I met Travis and Ashli at my hometown church, where they mentored me and a few of my closest friends through our last year of high school. For countless Sunday mornings, I could count on them for hilarious stories, honest opinions, and answers to my hardest questions.
Travis’s unmatched intellect and Ashli’s kindhearted warmth were the perfect complements. By the time I graduated, I had come to know them as my wisest teachers and greatest inspirations.

When Travis was diagnosed with an untreatable form of liver cancer in 2011, doctors gave him about one year to live. Against all odds, Travis was still around in 2013 to welcome his baby twins into the world, and in 2014 to see them turn 1. For four years, Travis and Ashli refused to waste a day in self-pity, and instead, by the grace of God, saw each moment as a gift to love and be loved. They clung fearlessly to a hope that their story could be a source of life-changing truth and peace, and in the chaos of disease, that’s exactly what they found.

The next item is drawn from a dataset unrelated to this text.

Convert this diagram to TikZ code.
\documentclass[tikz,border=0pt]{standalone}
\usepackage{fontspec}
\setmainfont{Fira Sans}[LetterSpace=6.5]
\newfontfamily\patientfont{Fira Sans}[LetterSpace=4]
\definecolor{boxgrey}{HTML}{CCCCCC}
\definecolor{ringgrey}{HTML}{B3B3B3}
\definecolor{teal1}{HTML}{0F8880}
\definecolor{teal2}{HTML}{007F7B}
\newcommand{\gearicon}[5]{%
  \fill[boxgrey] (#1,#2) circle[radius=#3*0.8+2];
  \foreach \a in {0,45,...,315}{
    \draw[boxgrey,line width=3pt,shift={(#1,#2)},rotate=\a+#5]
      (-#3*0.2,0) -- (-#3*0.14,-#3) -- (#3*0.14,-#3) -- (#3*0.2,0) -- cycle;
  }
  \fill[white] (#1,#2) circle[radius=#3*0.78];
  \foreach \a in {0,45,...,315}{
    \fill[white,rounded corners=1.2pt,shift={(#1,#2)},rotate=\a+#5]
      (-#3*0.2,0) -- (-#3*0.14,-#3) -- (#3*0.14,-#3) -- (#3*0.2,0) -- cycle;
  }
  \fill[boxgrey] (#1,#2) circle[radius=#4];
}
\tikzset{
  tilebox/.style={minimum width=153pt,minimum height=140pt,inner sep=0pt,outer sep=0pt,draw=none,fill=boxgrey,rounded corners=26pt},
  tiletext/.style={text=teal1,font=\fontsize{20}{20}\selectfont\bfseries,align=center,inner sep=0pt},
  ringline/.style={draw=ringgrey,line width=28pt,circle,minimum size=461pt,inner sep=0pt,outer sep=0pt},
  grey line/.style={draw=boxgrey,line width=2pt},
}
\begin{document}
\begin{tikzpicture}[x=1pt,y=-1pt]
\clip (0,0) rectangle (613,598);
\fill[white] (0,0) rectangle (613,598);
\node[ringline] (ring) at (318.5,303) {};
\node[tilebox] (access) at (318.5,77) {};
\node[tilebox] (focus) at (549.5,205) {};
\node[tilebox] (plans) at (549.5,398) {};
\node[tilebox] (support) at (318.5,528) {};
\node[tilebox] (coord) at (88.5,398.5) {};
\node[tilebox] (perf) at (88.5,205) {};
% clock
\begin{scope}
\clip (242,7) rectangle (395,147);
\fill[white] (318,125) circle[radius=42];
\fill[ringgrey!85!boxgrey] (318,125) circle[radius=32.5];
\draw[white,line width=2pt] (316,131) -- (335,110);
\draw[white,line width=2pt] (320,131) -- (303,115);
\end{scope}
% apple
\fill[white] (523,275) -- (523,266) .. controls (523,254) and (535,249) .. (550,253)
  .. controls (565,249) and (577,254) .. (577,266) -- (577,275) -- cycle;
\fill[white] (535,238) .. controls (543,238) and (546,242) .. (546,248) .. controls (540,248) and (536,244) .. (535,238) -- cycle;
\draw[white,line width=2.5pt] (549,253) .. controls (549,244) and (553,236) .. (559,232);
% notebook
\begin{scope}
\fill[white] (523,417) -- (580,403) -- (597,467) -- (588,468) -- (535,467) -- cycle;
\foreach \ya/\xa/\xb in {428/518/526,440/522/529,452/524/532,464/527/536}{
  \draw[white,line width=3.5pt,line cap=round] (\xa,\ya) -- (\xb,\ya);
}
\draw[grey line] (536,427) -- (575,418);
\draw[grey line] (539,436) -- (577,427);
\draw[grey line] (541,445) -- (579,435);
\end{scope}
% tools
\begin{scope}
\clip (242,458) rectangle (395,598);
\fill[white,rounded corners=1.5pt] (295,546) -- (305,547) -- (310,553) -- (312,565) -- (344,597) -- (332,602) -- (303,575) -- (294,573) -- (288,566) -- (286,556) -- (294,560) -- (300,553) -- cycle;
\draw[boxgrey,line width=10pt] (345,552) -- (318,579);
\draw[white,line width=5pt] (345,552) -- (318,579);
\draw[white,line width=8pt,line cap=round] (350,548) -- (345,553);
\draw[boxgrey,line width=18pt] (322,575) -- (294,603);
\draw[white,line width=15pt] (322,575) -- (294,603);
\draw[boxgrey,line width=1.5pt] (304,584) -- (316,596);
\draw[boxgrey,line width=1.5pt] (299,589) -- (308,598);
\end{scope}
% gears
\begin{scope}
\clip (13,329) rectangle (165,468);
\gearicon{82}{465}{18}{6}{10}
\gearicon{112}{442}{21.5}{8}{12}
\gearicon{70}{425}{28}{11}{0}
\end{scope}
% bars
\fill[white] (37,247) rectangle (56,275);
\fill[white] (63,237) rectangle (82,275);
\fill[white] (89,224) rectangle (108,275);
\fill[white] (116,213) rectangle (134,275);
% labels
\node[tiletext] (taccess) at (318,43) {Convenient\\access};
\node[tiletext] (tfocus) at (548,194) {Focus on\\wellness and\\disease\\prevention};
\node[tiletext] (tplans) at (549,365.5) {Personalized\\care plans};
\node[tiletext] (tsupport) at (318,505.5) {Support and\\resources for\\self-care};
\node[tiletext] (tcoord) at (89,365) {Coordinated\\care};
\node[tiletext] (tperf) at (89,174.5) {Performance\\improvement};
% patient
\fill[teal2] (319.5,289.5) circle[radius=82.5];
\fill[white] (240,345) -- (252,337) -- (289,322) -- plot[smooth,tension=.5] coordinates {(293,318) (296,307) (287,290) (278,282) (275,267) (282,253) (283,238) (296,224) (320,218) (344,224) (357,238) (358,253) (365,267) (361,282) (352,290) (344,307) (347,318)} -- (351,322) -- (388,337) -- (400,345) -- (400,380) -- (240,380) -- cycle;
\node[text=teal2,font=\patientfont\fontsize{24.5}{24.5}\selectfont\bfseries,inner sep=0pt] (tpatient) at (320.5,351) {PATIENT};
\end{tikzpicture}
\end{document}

In November of 2015, the same day I was accepted to ride for the Texas 4000 2017 team, Travis called to tell me he had been referred to hospice. Two weeks later, he passed away. When I think of Travis’s fight, I am often reminded of the Stuart Scott quote he once shared with me, stated above.

I ride for Travis, who beat cancer by how he lived, and for Ashli, who took on the fight when Travis needed rest. I ride for their sweet baby twins, Thurgood and Tallulah. I ride for their story, which changed my life, in hope that it can change others’ as well.

I ride for my strong and compassionate friend Olivia, who lost her mother to cancer at much too young of an age. I ride for my best friend Elisabeth, who remained steadfast in her positivity and strength as cancer in her family and illnesses of her own made her high school years far from ideal.